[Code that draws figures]
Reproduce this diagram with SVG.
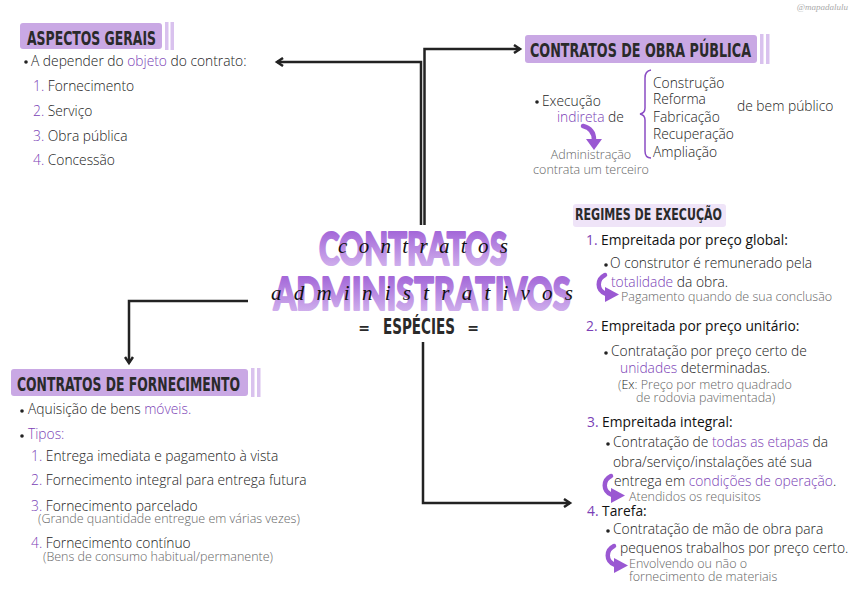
<svg xmlns="http://www.w3.org/2000/svg" width="853" height="594" viewBox="0 0 853 594">
<defs>
<style>
.t{font-family:"Open Sans","Noto Sans",sans-serif;font-size:13.8px;fill:#222;font-weight:300}
.d{fill:#111;font-weight:400}
.p{fill:#7b3fb6}
.g{font-family:"Open Sans","Noto Sans",sans-serif;font-size:12.5px;fill:#666;font-weight:300}
.h{font-family:"DejaVu Sans","Liberation Sans",sans-serif;font-weight:bold;fill:#2a2a2a}
.box{fill:#c9a8e4}
.bar{fill:#d9c2ee}
.ln{fill:none;stroke:#222;stroke-width:2.5}
.bul{fill:#222}
.big{font-family:Lato,"DejaVu Sans",sans-serif;font-weight:900;font-size:46px;fill:url(#tg);stroke:url(#tg);stroke-width:2.2;stroke-linejoin:round}
.sc{font-family:"Liberation Serif",serif;font-style:italic;font-size:21px;fill:#111}
</style>
<marker id="ah" markerWidth="10" markerHeight="10" refX="7" refY="5" orient="auto" markerUnits="userSpaceOnUse">
<path d="M1,1 L7,5 L1,9" fill="none" stroke="#222" stroke-width="2.5"/>
</marker>
<linearGradient id="tg" x1="0" y1="0" x2="0" y2="1">
<stop offset="0" stop-color="#9550d2"/>
<stop offset="1" stop-color="#dac0f1"/>
</linearGradient>
<symbol id="curl" viewBox="0 0 26 30" overflow="visible">
<path d="M11,2 C3,6 2,17 12,21" fill="none" stroke="#9a58d2" stroke-width="4.5" stroke-linecap="round"/>
<polygon points="11,14 25,21.5 11,29" fill="#9a58d2"/>
</symbol>
</defs>
<rect width="853" height="594" fill="#fff"/>

<text x="848" y="10" text-anchor="end" font-family="Liberation Serif,serif" font-style="italic" font-size="9" fill="#aaa">@mapadalulu</text>

<g id="connectors">
<path class="ln" d="M421,225 V62 H277" marker-end="url(#ah)"/>
<path class="ln" d="M424.5,225 V49 H520" marker-end="url(#ah)"/>
<path class="ln" d="M248,301 H129 V363" marker-end="url(#ah)"/>
<path class="ln" d="M423,342 V503 H570" marker-end="url(#ah)"/>
</g>

<g id="title">
<text class="big" x="413" y="265" text-anchor="middle" textLength="188" lengthAdjust="spacingAndGlyphs">CONTRATOS</text>
<text class="big" x="422" y="310" text-anchor="middle" textLength="297" lengthAdjust="spacingAndGlyphs">ADMINISTRATIVOS</text>
<text class="sc" x="338" y="253" textLength="170" lengthAdjust="spacing">contratos</text>
<text class="sc" x="271" y="300" textLength="302" lengthAdjust="spacing">administrativos</text>
<text x="364" y="333" text-anchor="middle" class="h" font-size="14">=</text>
<text x="419" y="334" text-anchor="middle" class="h" font-size="21" textLength="72" lengthAdjust="spacingAndGlyphs">ESPÉCIES</text>
<text x="473" y="333" text-anchor="middle" class="h" font-size="14">=</text>
</g>

<g id="aspectos-gerais">
<rect class="box" x="20" y="23" width="142" height="26" rx="3"/>
<rect class="bar" x="165" y="22" width="3.5" height="28"/>
<rect class="bar" x="170.5" y="22" width="3.5" height="28"/>
<text class="h" x="27" y="44.5" font-size="19" textLength="129" lengthAdjust="spacingAndGlyphs">ASPECTOS GERAIS</text>
<circle class="bul" cx="26" cy="62" r="1.8"/>
<text class="t" x="31" y="66">A depender do <tspan class="p">objeto</tspan> do contrato:</text>
<text class="t" x="33" y="91"><tspan class="p">1.</tspan> Fornecimento</text>
<text class="t" x="33" y="116"><tspan class="p">2.</tspan> Serviço</text>
<text class="t" x="33" y="141"><tspan class="p">3.</tspan> Obra pública</text>
<text class="t" x="33" y="165"><tspan class="p">4.</tspan> Concessão</text>
</g>

<g id="obra-publica">
<rect class="box" x="525" y="35" width="232" height="28" rx="3"/>
<rect class="bar" x="760" y="34" width="3.5" height="30"/>
<rect class="bar" x="766" y="34" width="3.5" height="30"/>
<text class="h" x="530" y="57" font-size="19" textLength="221" lengthAdjust="spacingAndGlyphs">CONTRATOS DE OBRA PÚBLICA</text>
<circle class="bul" cx="537" cy="102" r="1.8"/>
<text class="t" x="542" y="106">Execução</text>
<text class="t" x="557" y="122"><tspan class="p">indireta</tspan> de</text>
<path d="M583,126 C591,128 594,133 594,140" fill="none" stroke="#9a58d2" stroke-width="4.5" stroke-linecap="round"/>
<polygon points="586,139 602,139 594,150" fill="#9a58d2"/>
<text class="g" x="591" y="159" text-anchor="middle">Administração</text>
<text class="g" x="591" y="174" text-anchor="middle">contrata um terceiro</text>
<path d="M651,70 Q645,71 645,78 V108 Q645,113 640,114 Q645,115 645,120 V151 Q645,158 651,158" fill="none" stroke="#8a4cc4" stroke-width="1.5"/>
<text class="t" x="653" y="88">Construção</text>
<text class="t" x="653" y="104">Reforma</text>
<text class="t" x="653" y="122">Fabricação</text>
<text class="t" x="653" y="139">Recuperação</text>
<text class="t" x="653" y="157">Ampliação</text>
<text class="t" x="737" y="111">de bem público</text>
</g>

<g id="fornecimento">
<rect class="box" x="11" y="369" width="237" height="27" rx="3"/>
<rect class="bar" x="251" y="368" width="3.5" height="29"/>
<rect class="bar" x="257" y="368" width="3.5" height="29"/>
<text class="h" x="17" y="391" font-size="19" textLength="223" lengthAdjust="spacingAndGlyphs">CONTRATOS DE FORNECIMENTO</text>
<circle class="bul" cx="22" cy="411" r="1.8"/>
<text class="t" x="28" y="414">Aquisição de bens <tspan class="p">móveis.</tspan></text>
<circle class="bul" cx="22" cy="436" r="1.8"/>
<text class="t p" x="28" y="439">Tipos:</text>
<text class="t" x="31" y="461"><tspan class="p">1.</tspan> Entrega imediata e pagamento à vista</text>
<text class="t" x="31" y="485"><tspan class="p">2.</tspan> Fornecimento integral para entrega futura</text>
<text class="t" x="31" y="511"><tspan class="p">3.</tspan> Fornecimento parcelado</text>
<text class="g" x="38" y="523">(Grande quantidade entregue em várias vezes)</text>
<text class="t" x="31" y="548"><tspan class="p">4.</tspan> Fornecimento contínuo</text>
<text class="g" x="43" y="561">(Bens de consumo habitual/permanente)</text>
</g>

<g id="regimes">
<rect x="573" y="204" width="153" height="23" rx="3" fill="#efe4f8"/>
<text class="h" x="575" y="220" font-size="15" textLength="147" lengthAdjust="spacingAndGlyphs">REGIMES DE EXECUÇÃO</text>
<text class="t d" x="586" y="245"><tspan class="p">1.</tspan> Empreitada por preço global:</text>
<circle class="bul" cx="606" cy="265" r="1.8"/>
<text class="t" x="610" y="268">O construtor é remunerado pela</text>
<text class="t" x="611" y="287"><tspan class="p">totalidade</tspan> da obra.</text>
<use href="#curl" x="594" y="273" width="26" height="30"/>
<text class="g" x="621" y="301">Pagamento quando de sua conclusão</text>
<text class="t d" x="586" y="331"><tspan class="p">2.</tspan> Empreitada por preço unitário:</text>
<circle class="bul" cx="606" cy="353" r="1.8"/>
<text class="t" x="611" y="356">Contratação por preço certo de</text>
<text class="t" x="620" y="373"><tspan class="p">unidades</tspan> determinadas.</text>
<text class="g" x="618" y="389">(<tspan fill="#222">Ex</tspan>: Preço por metro quadrado</text>
<text class="g" x="636" y="402">de rodovia pavimentada)</text>
<text class="t d" x="587" y="427"><tspan class="p">3.</tspan> Empreitada integral:</text>
<circle class="bul" cx="608" cy="444" r="1.8"/>
<text class="t" x="613" y="447">Contratação de <tspan class="p">todas as etapas</tspan> da</text>
<text class="t" x="613" y="467">obra/serviço/instalações até sua</text>
<text class="t" x="614" y="486">entrega em <tspan class="p">condições de operação</tspan>.</text>
<use href="#curl" x="600" y="474" width="26" height="30"/>
<text class="g" x="629" y="501">Atendidos os requisitos</text>
<text class="t d" x="587" y="516"><tspan class="p">4.</tspan> Tarefa:</text>
<circle class="bul" cx="608" cy="531" r="1.8"/>
<text class="t" x="613" y="534">Contratação de mão de obra para</text>
<text class="t" x="620" y="553">pequenos trabalhos por preço certo.</text>
<use href="#curl" x="603" y="544" width="26" height="30"/>
<text class="g" x="629" y="568">Envolvendo ou não o</text>
<text class="g" x="629" y="581">fornecimento de materiais</text>
</g>
</svg>
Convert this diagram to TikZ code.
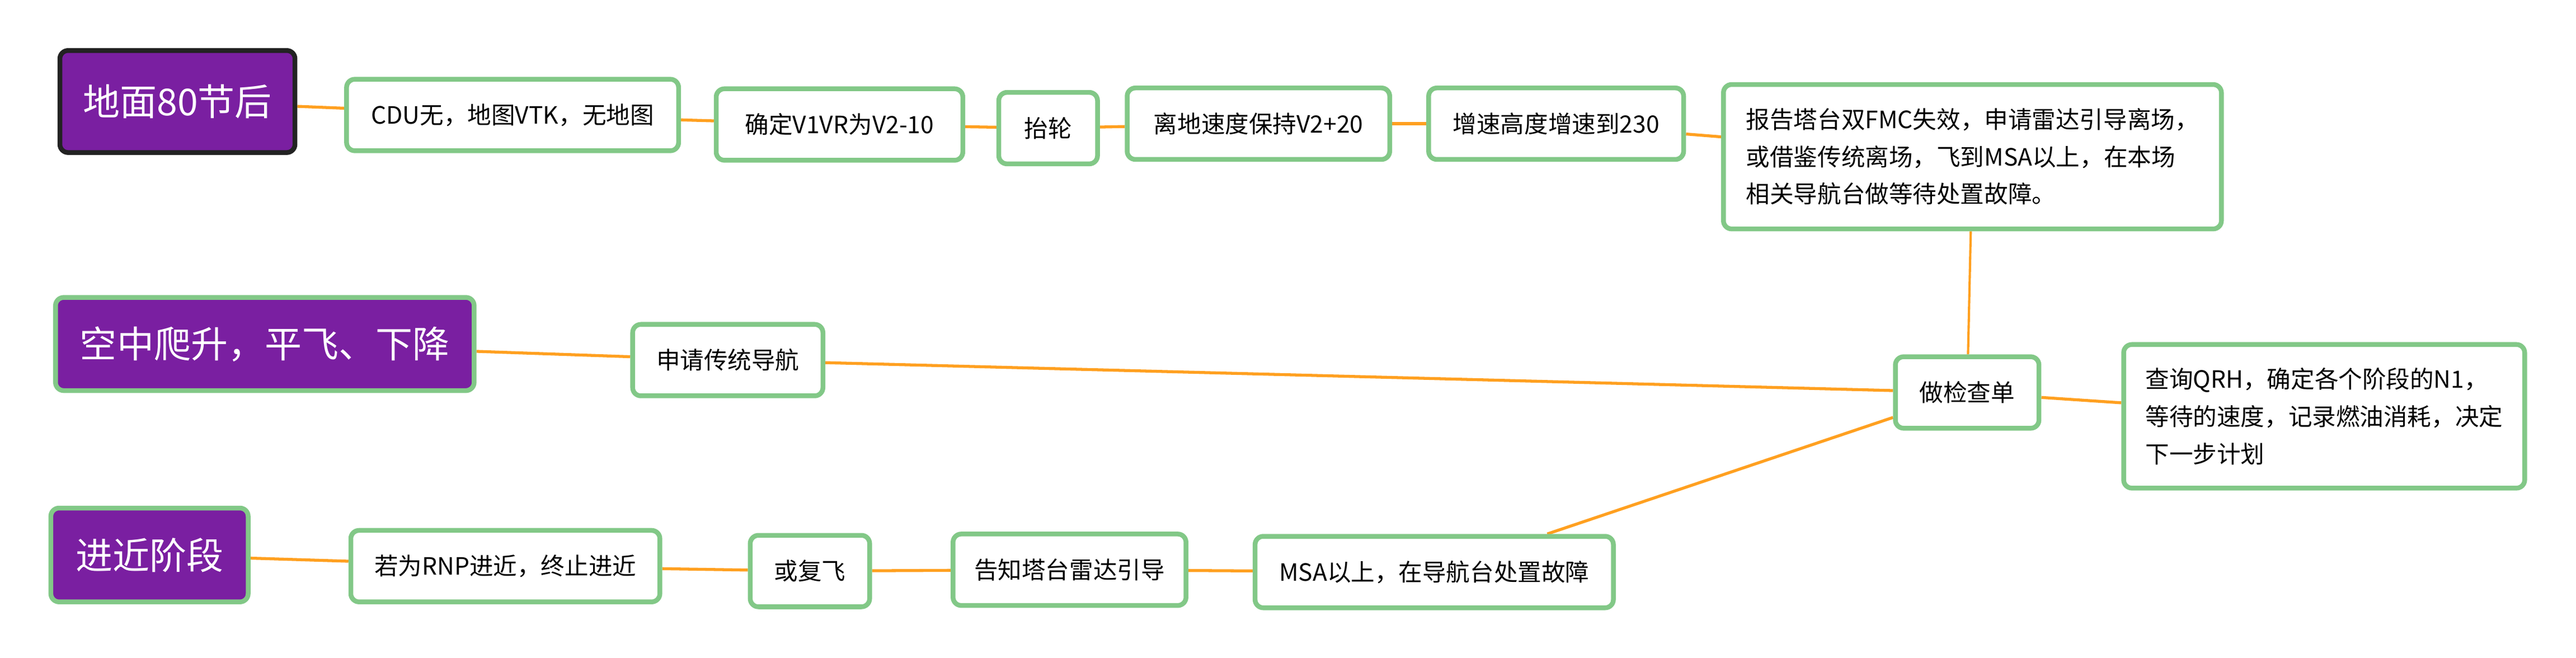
\documentclass[tikz,border=0pt]{standalone}
\usepackage{fontspec}
\setmainfont{Noto Sans CJK SC}
\usetikzlibrary{backgrounds}
\definecolor{rootpurple}{HTML}{7A1FA1}
\definecolor{rootdark}{HTML}{222222}
\definecolor{topicgreen}{HTML}{82C887}
\definecolor{linkorange}{HTML}{FFA020}
\tikzset{
  root/.style={draw=topicgreen, fill=rootpurple, text=white, line width=2.9pt,
    rounded corners=5pt, inner sep=0pt, font=\fontsize{22.5}{27}\selectfont},
  topic/.style={draw=topicgreen, fill=white, line width=2.9pt, rounded corners=5pt,
    inner sep=0pt, minimum height=43.5pt, align=left, font=\fontsize{14.5}{22.7}\selectfont},
  link/.style={draw=linkorange, line width=1.8pt}
}
\begin{document}
\begin{tikzpicture}[x=1pt, y=-1pt]
  \useasboundingbox (0,0) rectangle (1568,400.5);

  \node[root, draw=rootdark, minimum width=143.1pt, minimum height=62.1pt] (ground) at (108,61.8) {地面80节后};
  \node[topic, minimum width=202.1pt] (cdu) at (312,70) {CDU无，地图VTK，无地图};
  \node[topic, minimum width=150.1pt] (vspeed) at (511,75.8) {确定V1VR为V2-10};
  \node[topic, minimum width=60.1pt] (rotate) at (638,78) {抬轮};
  \node[topic, minimum width=159.8pt] (liftoff) at (766,75.3) {离地速度保持V2+20};
  \node[topic, minimum width=155.2pt] (climb) at (947.2,75.3) {增速高度增速到230};
  \node[topic, minimum width=303.1pt, minimum height=87.9pt] (report) at (1200.6,95.4)
    {报告塔台双FMC失效，申请雷达引导离场，\\或借鉴传统离场，飞到MSA以上，在本场\\相关导航台做等待处置故障。};
  \node[topic, minimum width=87.4pt] (check) at (1197.4,238.9) {做检查单};
  \node[topic, minimum width=244.1pt, minimum height=87.4pt] (qrh) at (1414.7,253.4)
    {查询QRH，确定各个阶段的N1，\\等待的速度，记录燃油消耗，决定\\下一步计划};

  \node[root, minimum width=254.8pt, minimum height=56.7pt] (air) at (161.2,209.4) {空中爬升，平飞、下降};
  \node[topic, minimum width=115.8pt] (convnav) at (443,219.2) {申请传统导航};

  \node[root, minimum width=120.1pt, minimum height=57.1pt] (approach) at (91,337.8) {进近阶段};
  \node[topic, minimum width=188.1pt] (rnp) at (307.6,344.6) {若为RNP进近，终止进近};
  \node[topic, minimum width=72.7pt] (goaround) at (493,347.6) {或复飞};
  \node[topic, minimum width=141.8pt] (radar) at (651,346.8) {告知塔台雷达引导};
  \node[topic, minimum width=218.1pt] (msa) at (873,348.2) {MSA以上，在导航台处置故障};

  \begin{scope}[on background layer]
    \draw[link] (ground) -- (cdu);
    \draw[link] (cdu) -- (vspeed);
    \draw[link] (vspeed) -- (rotate);
    \draw[link] (rotate) -- (liftoff);
    \draw[link] (liftoff) -- (climb);
    \draw[link] (climb) -- (report);
    \draw[link, line width=1.4pt] (report) -- (check);
    \draw[link] (check) -- (qrh);
    \draw[link] (air) -- (convnav);
    \draw[link] (convnav) -- (check);
    \draw[link] (approach) -- (rnp);
    \draw[link] (rnp) -- (goaround);
    \draw[link] (goaround) -- (radar);
    \draw[link] (radar) -- (msa);
    \draw[link] (msa) -- (check);
  \end{scope}
\end{tikzpicture}
\end{document}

# SET TASK
Only the lines between the one with "Convert this diagram to TikZ code." and the one with "minimum width=115.8pt] (convnav)", those two included, get copied from the material above. Keep it exact and free of pictures.

# PROBLEM SOLUTION
Convert this diagram to TikZ code.
\documentclass[tikz,border=0pt]{standalone}
\usepackage{fontspec}
\setmainfont{Noto Sans CJK SC}
\usetikzlibrary{backgrounds}
\definecolor{rootpurple}{HTML}{7A1FA1}
\definecolor{rootdark}{HTML}{222222}
\definecolor{topicgreen}{HTML}{82C887}
\definecolor{linkorange}{HTML}{FFA020}
\tikzset{
  root/.style={draw=topicgreen, fill=rootpurple, text=white, line width=2.9pt,
    rounded corners=5pt, inner sep=0pt, font=\fontsize{22.5}{27}\selectfont},
  topic/.style={draw=topicgreen, fill=white, line width=2.9pt, rounded corners=5pt,
    inner sep=0pt, minimum height=43.5pt, align=left, font=\fontsize{14.5}{22.7}\selectfont},
  link/.style={draw=linkorange, line width=1.8pt}
}
\begin{document}
\begin{tikzpicture}[x=1pt, y=-1pt]
  \useasboundingbox (0,0) rectangle (1568,400.5);

  \node[root, draw=rootdark, minimum width=143.1pt, minimum height=62.1pt] (ground) at (108,61.8) {地面80节后};
  \node[topic, minimum width=202.1pt] (cdu) at (312,70) {CDU无，地图VTK，无地图};
  \node[topic, minimum width=150.1pt] (vspeed) at (511,75.8) {确定V1VR为V2-10};
  \node[topic, minimum width=60.1pt] (rotate) at (638,78) {抬轮};
  \node[topic, minimum width=159.8pt] (liftoff) at (766,75.3) {离地速度保持V2+20};
  \node[topic, minimum width=155.2pt] (climb) at (947.2,75.3) {增速高度增速到230};
  \node[topic, minimum width=303.1pt, minimum height=87.9pt] (report) at (1200.6,95.4)
    {报告塔台双FMC失效，申请雷达引导离场，\\或借鉴传统离场，飞到MSA以上，在本场\\相关导航台做等待处置故障。};
  \node[topic, minimum width=87.4pt] (check) at (1197.4,238.9) {做检查单};
  \node[topic, minimum width=244.1pt, minimum height=87.4pt] (qrh) at (1414.7,253.4)
    {查询QRH，确定各个阶段的N1，\\等待的速度，记录燃油消耗，决定\\下一步计划};

  \node[root, minimum width=254.8pt, minimum height=56.7pt] (air) at (161.2,209.4) {空中爬升，平飞、下降};
  \node[topic, minimum width=115.8pt] (convnav) at (443,219.2) {申请传统导航};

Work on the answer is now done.